[WHAT YOU HAVE TO DO] Reproduce the lines below exactly, from the one containing "Reproduce this chart with Plotly." through the one containing "L, R, T, B = 383, 763, 47, 668", both included. Leave out any pictures.
=====
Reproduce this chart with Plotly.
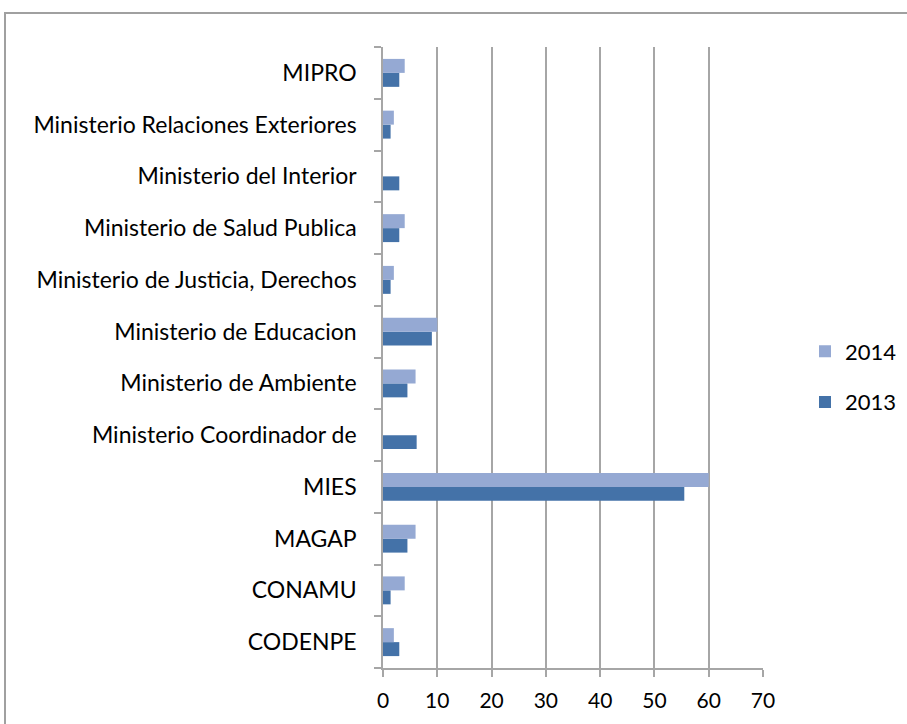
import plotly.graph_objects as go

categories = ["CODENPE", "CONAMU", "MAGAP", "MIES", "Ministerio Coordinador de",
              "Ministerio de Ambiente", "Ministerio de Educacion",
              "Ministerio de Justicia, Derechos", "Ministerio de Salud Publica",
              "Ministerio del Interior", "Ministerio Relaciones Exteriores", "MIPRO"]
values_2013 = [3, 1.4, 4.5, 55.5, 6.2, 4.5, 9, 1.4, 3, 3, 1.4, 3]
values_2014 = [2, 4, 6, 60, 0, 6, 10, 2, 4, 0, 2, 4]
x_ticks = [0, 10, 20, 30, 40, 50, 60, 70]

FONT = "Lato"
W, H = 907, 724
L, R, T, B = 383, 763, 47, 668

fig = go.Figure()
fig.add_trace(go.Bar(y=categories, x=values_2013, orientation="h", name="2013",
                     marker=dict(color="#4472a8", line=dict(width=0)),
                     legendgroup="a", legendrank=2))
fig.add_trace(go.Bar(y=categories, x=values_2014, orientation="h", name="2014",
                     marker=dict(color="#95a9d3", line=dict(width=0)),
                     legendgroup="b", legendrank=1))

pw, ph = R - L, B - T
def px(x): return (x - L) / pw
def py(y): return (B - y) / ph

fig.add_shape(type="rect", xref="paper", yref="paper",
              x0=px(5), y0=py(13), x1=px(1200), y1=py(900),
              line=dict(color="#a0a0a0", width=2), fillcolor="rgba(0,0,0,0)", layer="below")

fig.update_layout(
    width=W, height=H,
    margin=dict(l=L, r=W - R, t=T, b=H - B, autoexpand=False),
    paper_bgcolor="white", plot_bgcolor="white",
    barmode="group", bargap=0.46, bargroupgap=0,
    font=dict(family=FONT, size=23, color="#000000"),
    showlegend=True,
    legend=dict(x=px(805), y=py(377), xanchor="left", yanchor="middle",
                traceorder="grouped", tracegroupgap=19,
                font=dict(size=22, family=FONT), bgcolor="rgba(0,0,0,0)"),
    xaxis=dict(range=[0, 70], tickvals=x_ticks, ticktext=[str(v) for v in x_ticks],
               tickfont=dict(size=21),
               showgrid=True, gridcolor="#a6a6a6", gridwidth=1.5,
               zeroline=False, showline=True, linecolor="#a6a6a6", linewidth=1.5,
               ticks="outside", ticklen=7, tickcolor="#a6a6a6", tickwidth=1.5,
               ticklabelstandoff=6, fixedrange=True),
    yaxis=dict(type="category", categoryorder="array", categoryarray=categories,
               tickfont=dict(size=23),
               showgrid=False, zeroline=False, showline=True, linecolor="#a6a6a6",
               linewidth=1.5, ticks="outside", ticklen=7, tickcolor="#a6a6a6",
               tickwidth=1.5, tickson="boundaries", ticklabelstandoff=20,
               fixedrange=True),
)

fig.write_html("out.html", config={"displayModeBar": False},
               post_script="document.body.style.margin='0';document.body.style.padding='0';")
=====
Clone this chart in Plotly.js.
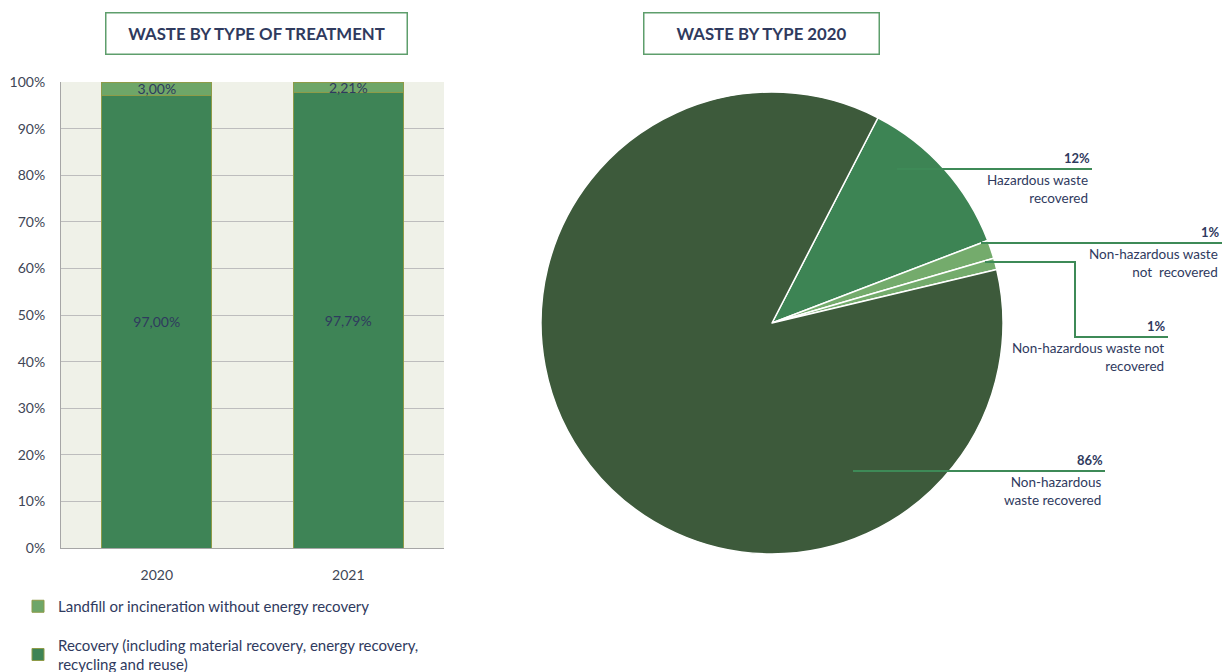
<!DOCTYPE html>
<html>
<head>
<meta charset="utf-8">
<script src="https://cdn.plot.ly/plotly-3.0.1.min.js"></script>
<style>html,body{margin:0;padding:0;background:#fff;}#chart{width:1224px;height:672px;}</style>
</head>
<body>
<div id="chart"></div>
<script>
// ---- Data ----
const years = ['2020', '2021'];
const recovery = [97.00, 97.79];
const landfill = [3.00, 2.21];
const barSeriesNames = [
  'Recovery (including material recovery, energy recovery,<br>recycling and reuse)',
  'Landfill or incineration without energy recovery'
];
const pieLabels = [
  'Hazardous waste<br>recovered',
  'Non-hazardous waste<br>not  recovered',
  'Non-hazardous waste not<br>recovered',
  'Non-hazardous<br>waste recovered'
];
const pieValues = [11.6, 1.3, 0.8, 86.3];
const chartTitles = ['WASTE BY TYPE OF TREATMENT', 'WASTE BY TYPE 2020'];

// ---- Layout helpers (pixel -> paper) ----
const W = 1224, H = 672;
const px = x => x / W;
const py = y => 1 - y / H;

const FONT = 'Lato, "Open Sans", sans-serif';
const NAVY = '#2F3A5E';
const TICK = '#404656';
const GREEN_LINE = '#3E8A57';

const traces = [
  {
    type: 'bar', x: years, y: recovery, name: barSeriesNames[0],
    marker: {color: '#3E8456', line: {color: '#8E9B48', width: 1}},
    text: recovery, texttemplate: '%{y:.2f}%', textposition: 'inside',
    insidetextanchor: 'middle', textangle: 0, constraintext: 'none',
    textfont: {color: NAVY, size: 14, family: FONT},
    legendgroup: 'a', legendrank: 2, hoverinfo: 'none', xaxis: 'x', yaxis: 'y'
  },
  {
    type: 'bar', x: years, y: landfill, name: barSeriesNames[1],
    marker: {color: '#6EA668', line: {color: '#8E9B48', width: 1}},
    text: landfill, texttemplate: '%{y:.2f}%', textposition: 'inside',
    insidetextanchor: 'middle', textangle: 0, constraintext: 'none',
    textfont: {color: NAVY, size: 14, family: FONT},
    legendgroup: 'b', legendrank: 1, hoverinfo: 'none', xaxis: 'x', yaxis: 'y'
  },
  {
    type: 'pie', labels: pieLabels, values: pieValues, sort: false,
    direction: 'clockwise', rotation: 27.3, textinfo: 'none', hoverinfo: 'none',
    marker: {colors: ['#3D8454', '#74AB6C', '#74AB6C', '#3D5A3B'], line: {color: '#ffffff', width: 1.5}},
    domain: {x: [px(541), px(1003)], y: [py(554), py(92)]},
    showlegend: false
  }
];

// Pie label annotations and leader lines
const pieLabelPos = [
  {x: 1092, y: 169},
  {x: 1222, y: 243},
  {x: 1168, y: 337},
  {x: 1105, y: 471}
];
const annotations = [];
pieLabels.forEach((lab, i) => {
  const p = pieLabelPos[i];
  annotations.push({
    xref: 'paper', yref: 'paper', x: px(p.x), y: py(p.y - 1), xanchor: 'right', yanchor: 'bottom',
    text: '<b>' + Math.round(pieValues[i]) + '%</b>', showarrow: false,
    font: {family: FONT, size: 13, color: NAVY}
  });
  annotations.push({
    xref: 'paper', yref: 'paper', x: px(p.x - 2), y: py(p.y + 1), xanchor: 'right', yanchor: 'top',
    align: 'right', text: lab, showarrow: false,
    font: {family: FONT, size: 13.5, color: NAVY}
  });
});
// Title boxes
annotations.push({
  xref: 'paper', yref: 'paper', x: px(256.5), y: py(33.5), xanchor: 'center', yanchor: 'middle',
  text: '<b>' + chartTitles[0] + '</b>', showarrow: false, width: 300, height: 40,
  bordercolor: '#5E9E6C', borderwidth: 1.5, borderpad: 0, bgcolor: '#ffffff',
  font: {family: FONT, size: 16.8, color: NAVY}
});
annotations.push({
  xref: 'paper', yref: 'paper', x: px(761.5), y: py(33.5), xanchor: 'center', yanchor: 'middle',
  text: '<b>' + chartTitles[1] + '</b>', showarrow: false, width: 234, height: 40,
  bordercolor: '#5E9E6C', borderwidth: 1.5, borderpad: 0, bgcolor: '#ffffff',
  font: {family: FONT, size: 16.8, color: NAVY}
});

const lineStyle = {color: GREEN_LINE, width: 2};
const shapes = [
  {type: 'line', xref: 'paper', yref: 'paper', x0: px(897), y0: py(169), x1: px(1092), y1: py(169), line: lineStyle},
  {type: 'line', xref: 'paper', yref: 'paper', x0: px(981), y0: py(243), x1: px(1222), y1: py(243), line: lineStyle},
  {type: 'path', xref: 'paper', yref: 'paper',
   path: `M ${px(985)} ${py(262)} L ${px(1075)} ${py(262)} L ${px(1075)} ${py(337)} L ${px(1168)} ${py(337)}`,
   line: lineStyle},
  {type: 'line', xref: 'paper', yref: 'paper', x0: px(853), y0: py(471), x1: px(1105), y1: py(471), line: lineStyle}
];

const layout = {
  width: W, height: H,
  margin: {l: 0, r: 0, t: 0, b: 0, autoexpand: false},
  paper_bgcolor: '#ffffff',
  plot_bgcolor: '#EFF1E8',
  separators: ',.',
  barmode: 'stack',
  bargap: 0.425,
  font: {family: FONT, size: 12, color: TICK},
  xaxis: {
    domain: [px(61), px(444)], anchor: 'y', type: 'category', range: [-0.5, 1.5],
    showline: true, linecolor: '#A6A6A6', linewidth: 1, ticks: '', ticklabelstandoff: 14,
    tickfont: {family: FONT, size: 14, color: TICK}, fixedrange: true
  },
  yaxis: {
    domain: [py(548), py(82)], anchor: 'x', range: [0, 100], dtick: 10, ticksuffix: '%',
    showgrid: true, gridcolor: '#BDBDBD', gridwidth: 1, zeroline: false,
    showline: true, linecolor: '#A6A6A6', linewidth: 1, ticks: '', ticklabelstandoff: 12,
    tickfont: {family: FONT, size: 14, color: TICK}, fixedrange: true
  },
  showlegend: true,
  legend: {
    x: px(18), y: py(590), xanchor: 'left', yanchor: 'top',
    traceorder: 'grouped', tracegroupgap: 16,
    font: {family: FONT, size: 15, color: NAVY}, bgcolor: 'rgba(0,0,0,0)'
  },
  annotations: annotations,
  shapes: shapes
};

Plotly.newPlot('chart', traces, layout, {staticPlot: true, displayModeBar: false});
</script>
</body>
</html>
=====
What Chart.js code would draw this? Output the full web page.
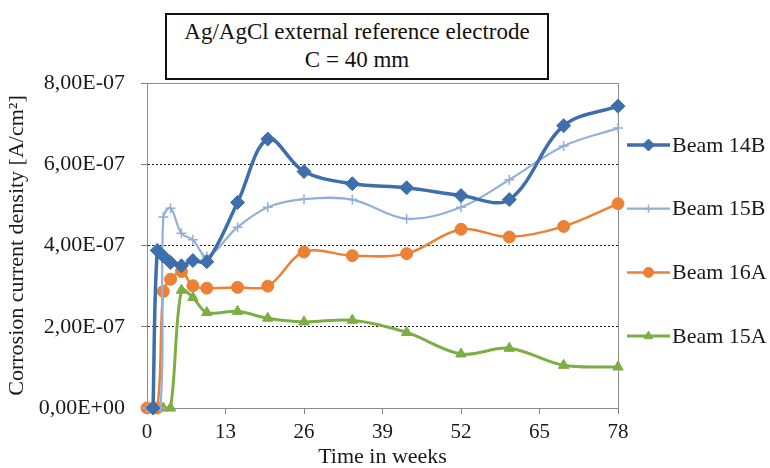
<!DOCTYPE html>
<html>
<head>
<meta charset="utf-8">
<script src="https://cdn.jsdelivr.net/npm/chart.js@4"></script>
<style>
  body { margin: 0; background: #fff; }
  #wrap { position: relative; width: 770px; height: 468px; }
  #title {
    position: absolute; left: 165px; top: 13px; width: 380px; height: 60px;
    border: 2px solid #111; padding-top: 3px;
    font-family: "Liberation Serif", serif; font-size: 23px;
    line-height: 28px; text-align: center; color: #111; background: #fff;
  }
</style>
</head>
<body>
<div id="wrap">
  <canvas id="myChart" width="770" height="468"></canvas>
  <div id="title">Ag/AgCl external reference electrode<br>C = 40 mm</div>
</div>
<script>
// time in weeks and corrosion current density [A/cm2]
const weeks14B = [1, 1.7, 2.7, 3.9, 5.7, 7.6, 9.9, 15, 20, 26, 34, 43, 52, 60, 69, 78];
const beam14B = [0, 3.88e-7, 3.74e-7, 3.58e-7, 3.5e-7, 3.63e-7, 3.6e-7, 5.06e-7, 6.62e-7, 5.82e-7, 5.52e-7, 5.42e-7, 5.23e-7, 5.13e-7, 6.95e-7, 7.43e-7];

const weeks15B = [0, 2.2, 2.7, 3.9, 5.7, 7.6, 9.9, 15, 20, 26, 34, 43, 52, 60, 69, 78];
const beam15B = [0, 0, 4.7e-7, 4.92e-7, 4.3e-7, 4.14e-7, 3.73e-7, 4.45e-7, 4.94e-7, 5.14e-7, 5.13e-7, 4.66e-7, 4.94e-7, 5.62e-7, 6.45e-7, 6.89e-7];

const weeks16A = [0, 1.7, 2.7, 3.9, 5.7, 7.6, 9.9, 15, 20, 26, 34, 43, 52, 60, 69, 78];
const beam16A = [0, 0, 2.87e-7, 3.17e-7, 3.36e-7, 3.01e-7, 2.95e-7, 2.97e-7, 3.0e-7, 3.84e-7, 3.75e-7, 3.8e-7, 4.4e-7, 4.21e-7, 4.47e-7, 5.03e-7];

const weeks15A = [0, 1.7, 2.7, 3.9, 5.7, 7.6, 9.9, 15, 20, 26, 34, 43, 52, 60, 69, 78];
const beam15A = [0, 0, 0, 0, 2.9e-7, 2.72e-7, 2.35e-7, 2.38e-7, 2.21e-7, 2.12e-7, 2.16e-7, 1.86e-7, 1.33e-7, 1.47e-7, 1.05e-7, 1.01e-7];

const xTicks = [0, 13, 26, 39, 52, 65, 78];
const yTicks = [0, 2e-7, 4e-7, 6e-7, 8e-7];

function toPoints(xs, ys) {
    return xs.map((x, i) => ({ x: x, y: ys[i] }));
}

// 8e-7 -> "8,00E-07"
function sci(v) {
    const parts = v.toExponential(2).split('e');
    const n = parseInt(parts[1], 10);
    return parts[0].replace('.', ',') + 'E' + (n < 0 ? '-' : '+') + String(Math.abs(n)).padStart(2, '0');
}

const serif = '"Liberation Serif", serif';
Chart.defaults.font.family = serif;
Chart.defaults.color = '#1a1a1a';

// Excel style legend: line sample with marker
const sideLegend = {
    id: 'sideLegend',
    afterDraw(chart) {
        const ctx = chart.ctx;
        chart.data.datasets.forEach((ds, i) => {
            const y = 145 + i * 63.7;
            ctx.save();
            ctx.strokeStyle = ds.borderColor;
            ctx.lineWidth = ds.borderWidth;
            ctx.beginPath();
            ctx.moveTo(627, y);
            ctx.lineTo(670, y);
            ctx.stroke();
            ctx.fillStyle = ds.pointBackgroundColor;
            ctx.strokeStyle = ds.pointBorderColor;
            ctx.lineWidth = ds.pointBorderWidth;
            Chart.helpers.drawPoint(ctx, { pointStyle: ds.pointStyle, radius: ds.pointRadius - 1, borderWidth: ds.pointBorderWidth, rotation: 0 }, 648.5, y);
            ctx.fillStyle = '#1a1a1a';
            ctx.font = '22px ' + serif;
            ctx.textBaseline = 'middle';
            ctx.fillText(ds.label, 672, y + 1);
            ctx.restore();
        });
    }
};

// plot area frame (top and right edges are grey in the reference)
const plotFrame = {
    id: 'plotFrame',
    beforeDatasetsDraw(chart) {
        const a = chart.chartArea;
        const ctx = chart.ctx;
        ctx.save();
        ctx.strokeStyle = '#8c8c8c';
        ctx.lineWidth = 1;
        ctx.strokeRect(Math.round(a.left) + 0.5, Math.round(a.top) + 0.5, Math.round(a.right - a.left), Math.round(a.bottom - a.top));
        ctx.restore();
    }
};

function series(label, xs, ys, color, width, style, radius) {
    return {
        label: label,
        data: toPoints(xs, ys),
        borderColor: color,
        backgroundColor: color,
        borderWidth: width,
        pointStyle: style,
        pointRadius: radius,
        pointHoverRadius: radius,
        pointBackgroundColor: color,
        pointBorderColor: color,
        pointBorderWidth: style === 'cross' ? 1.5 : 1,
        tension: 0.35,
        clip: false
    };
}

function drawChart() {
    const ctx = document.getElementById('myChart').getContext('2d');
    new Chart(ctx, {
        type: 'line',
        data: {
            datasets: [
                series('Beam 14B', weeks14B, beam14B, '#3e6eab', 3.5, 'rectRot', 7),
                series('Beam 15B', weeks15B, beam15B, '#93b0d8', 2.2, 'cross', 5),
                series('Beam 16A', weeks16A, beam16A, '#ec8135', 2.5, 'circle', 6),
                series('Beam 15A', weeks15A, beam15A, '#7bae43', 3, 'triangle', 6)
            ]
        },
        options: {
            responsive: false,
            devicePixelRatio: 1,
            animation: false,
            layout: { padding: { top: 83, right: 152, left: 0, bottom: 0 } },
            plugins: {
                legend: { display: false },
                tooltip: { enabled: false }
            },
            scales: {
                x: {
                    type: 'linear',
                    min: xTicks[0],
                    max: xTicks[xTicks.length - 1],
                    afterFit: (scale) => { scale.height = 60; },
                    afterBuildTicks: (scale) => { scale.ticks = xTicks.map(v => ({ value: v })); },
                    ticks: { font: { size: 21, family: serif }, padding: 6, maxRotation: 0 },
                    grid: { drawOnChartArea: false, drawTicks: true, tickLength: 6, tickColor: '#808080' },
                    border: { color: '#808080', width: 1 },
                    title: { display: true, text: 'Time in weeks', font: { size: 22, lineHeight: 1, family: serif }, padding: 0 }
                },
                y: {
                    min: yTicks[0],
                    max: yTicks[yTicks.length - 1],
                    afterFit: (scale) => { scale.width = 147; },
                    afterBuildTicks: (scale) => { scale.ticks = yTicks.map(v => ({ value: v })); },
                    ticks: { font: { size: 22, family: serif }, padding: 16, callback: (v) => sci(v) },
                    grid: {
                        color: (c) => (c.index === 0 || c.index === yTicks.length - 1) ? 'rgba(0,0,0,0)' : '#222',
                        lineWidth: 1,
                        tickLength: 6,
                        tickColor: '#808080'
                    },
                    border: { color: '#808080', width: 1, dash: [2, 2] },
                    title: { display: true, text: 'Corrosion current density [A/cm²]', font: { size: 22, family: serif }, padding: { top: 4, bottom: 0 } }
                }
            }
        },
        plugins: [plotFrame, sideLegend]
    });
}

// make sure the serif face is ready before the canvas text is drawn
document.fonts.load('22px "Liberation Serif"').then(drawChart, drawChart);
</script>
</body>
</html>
=====
[THE SOLUTION]
Reproduce this chart with Plotly.
import plotly.graph_objects as go

categories = ["CODENPE", "CONAMU", "MAGAP", "MIES", "Ministerio Coordinador de",
              "Ministerio de Ambiente", "Ministerio de Educacion",
              "Ministerio de Justicia, Derechos", "Ministerio de Salud Publica",
              "Ministerio del Interior", "Ministerio Relaciones Exteriores", "MIPRO"]
values_2013 = [3, 1.4, 4.5, 55.5, 6.2, 4.5, 9, 1.4, 3, 3, 1.4, 3]
values_2014 = [2, 4, 6, 60, 0, 6, 10, 2, 4, 0, 2, 4]
x_ticks = [0, 10, 20, 30, 40, 50, 60, 70]

FONT = "Lato"
W, H = 907, 724
L, R, T, B = 383, 763, 47, 668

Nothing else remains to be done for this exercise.